Whilst the Nigerian’s opted for a 4-2-3-1 which could switch to a 4-3-3 in transition from defence to attack with the attacking trio of Peter Odemwingie, Emenike and Ahmed Musa all able to interchange in attack, with Michael Babatunde sitting in a no.10 role providing support. Indeed their goal came from one such move.
In the opening stages it was Bosnia who took the game to Nigeria as the Europeans looked to exploit gaps in the African defence with clever movement and intricate passing, focussing particularly down their right flank with a belief that they could target Juwon Oshaniwa to gain an advantage.
Much of the blame for this defeat should lie at the hands of coach Susic.

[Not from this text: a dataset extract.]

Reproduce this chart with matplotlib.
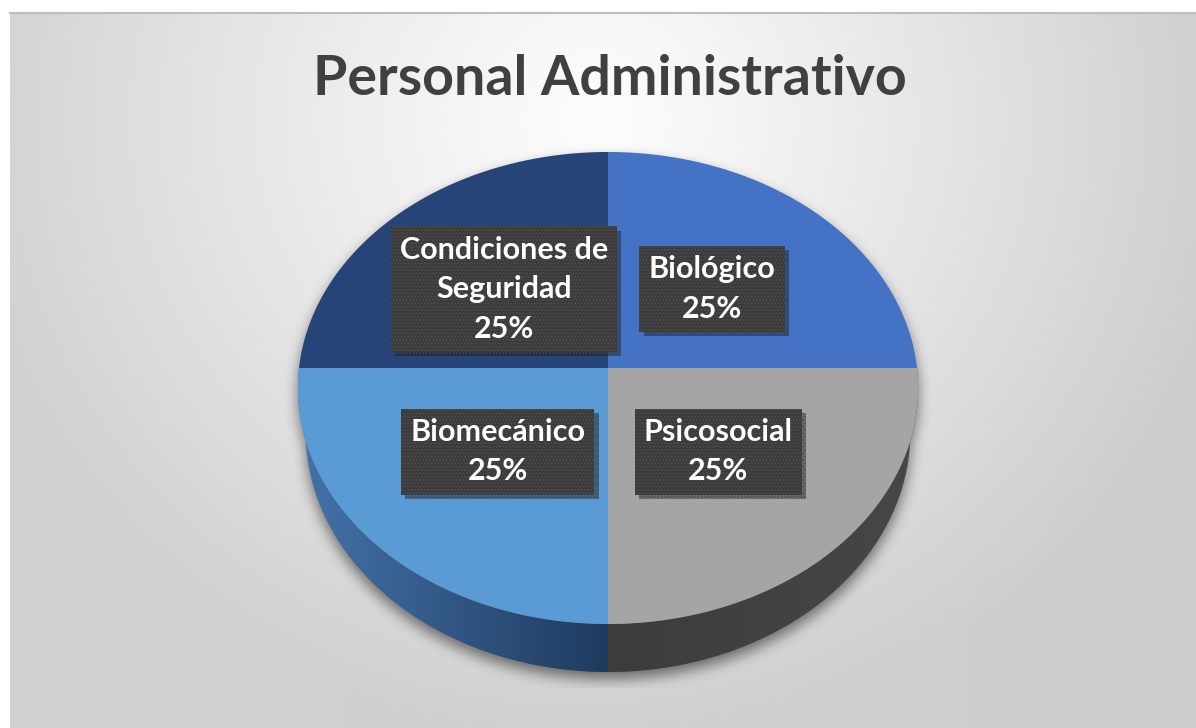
import numpy as np
import matplotlib.pyplot as plt
from matplotlib.path import Path
from matplotlib.patches import Polygon
from matplotlib.colors import to_rgb
import matplotlib.patheffects as pe

# --- data (clockwise from 12 o'clock, as in the original chart) ---
labels = ["Biológico", "Psicosocial", "Biomecánico", "Condiciones de\nSeguridad"]
values = [25, 25, 25, 25]
title = "Personal Administrativo"

# --- style ---
top_colors = ["#4472C4", "#A5A5A5", "#5B9BD5", "#264478"]
side_colors = [("#2F5597", "#1F3A66"), ("#474747", "#3C3C3C"),
               ("#4473AA", "#1F3A5E"), ("#1F3864", "#1A2F55")]

W, H = 1196, 728
cx, cy = 608, 368          # projected pie centre (px)
A, B, p = 309, 234.3, 0.0847   # horizontal / vertical scale and perspective
depth = 44
shrink = 0.975             # bottom rim is a little smaller (seen from above)


def proj(theta, r=1.0, drop=0.0, s=1.0):
    # theta in degrees, clockwise from the top (far side of the pie)
    t = np.radians(theta)
    X, Z = r * np.sin(t), r * np.cos(t)
    w = 1 + p * Z
    return cx + s * A * X / w, cy - B * Z / w + drop / w


def rim(a0, a1, drop=0.0, s=1.0, n=120):
    th = np.linspace(a0, a1, n)
    x, y = proj(th, 1.0, drop, s)
    return np.column_stack([x, y])


fig = plt.figure(figsize=(W / 100, H / 100), dpi=100)
ax = fig.add_axes([0, 0, 1, 1])
ax.set_xlim(0, W)
ax.set_ylim(H, 0)
ax.axis("off")

# background: radial grey gradient inside the chart frame
yy, xx = np.mgrid[0:H, 0:W] + 0.5
t = np.sqrt(((xx - 600) / 640) ** 2 + ((yy - 120) / 620) ** 2)
t = np.clip(t, 0, 1) ** 1.1
g = 1.0 - (1.0 - 0.82) * t - 0.015 * (xx / W)
bg = np.dstack([g, g, g])
frame = (xx >= 10) & (yy >= 12)
bg[~frame] = 1.0
ax.imshow(bg, extent=(0, W, H, 0), zorder=0, interpolation="bilinear")
ax.plot([10, W], [12.5, 12.5], color="#BDBDBD", lw=1.5, zorder=1)

# angles of each slice from the values
total = sum(values)
fracs = [v / total for v in values]
starts = np.concatenate([[0], np.cumsum(fracs)[:-1]]) * 360
ends = np.cumsum(fracs) * 360

# soft shadow of the whole pie silhouette
top_outline = rim(0, 360)
side_outline = np.vstack([rim(90, 270), rim(270, 90, depth, shrink)])
pts = np.column_stack([xx.ravel(), yy.ravel()])
mask = (Path(top_outline).contains_points(pts) | Path(side_outline).contains_points(pts))
mask = mask.reshape(H, W).astype(float)
mask = np.roll(mask, 7, axis=0)


def box_blur(a, r, axis):
    c = np.cumsum(np.pad(a, [(r + 1, r) if i == axis else (0, 0) for i in range(2)], mode="edge"), axis=axis)
    if axis == 0:
        return (c[2 * r + 1:] - c[:-2 * r - 1]) / (2 * r + 1)
    return (c[:, 2 * r + 1:] - c[:, :-2 * r - 1]) / (2 * r + 1)


sh = mask
for _ in range(3):
    sh = box_blur(sh, 6, 0)
    sh = box_blur(sh, 6, 1)
sh[yy > 688] = 0
shadow = np.zeros((H, W, 4))
shadow[..., 3] = sh * 0.5
ax.imshow(shadow, extent=(0, W, H, 0), zorder=2, interpolation="bilinear")

# side walls (only the front half is visible)
for a0, a1, (c_out, c_in) in zip(starts, ends, side_colors):
    lo, hi = max(a0, 90), min(a1, 270)
    if hi <= lo:
        continue
    poly = np.vstack([rim(lo, hi), rim(hi, lo, depth, shrink)])
    patch = Polygon(poly, closed=True, facecolor="none", edgecolor="none", zorder=3)
    ax.add_patch(patch)
    x0, x1 = poly[:, 0].min(), poly[:, 0].max()
    c1, c2 = np.array(to_rgb(c_out)), np.array(to_rgb(c_in))
    s = np.linspace(0, 1, 256)
    if poly[:, 0].mean() > cx:
        s = s[::-1]
    grad = c1[None, :] * (1 - s[:, None]) + c2[None, :] * s[:, None]
    im = ax.imshow(grad[None, :, :], extent=(x0, x1, poly[:, 1].max(), poly[:, 1].min()),
                   aspect="auto", zorder=3, interpolation="bilinear")
    im.set_clip_path(patch)

# top face slices
for a0, a1, col in zip(starts, ends, top_colors):
    poly = np.vstack([[cx, cy], rim(a0, a1)])
    ax.add_patch(Polygon(poly, closed=True, facecolor=col, edgecolor="none", zorder=4))

# data labels in dark boxes
for a0, a1, lab, v in zip(starts, ends, labels, values):
    mid = (a0 + a1) / 2
    lx, ly = proj(mid, 0.49)
    txt = ax.text(lx, ly, f"{lab}\n{v / total:.0%}", ha="center", va="center",
                  multialignment="center", color="white", fontsize=22, fontweight="bold",
                  family=["Lato", "DejaVu Sans"], linespacing=1.5, zorder=6,
                  bbox=dict(boxstyle="square,pad=0.3", facecolor="#3A3A3A",
                            edgecolor="#4E4E4E", linewidth=0, hatch="....."))
    txt.get_bbox_patch().set_path_effects([
        pe.SimplePatchShadow(offset=(3, -3), shadow_rgbFace="black", alpha=0.35), pe.Normal()])

ax.text(610, 79, title, ha="center", va="center", fontsize=40, fontweight="bold",
        color="#404040", family=["Lato", "DejaVu Sans"], zorder=6)

fig.savefig("out.png", dpi=100)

His decision to play Misimovic out wide seems a confusing one given the player looked out of place and with Lulic operating behind him he had little support and was a bystander for much of the game.
Misimovic is better when he can combine with his teammates and the plan may have been for him to combine with Pjanic when Bosnia were in possession. Instead Bosnia focussed play down the right flank and Misimovic was left looking clueless.
Perhaps Susic hoped that Lulic would get forward to support Misimovic and overlap the man deployed up field, but the Lazio man was stuck in defence as Nigeria hit on the counter and in the first half was not granted any licence to get forward.
Indeed Nigeria exposed this when Emenike burst down Nigeria’s right flank to out muscle Spahic in the box and crossed to find Odemwingie waiting in the box who left Asmir Begovic with no chance of saving his shot.
The defeat left Bosnia ruing what might have been after putting up a spirited performance against Argentina in their first match and then throwing it all away against Nigeria. Mistakes from officials may have cost them the chance of qualification from the group, but poor tactical decisions from their coach did too. Nigeria meanwhile can look forward with optimism, knowing that if they clinch a point against Argentina then they will advance from Group F to the knockout stage of the World Cup after ending a run of nine games without a win at the tournament.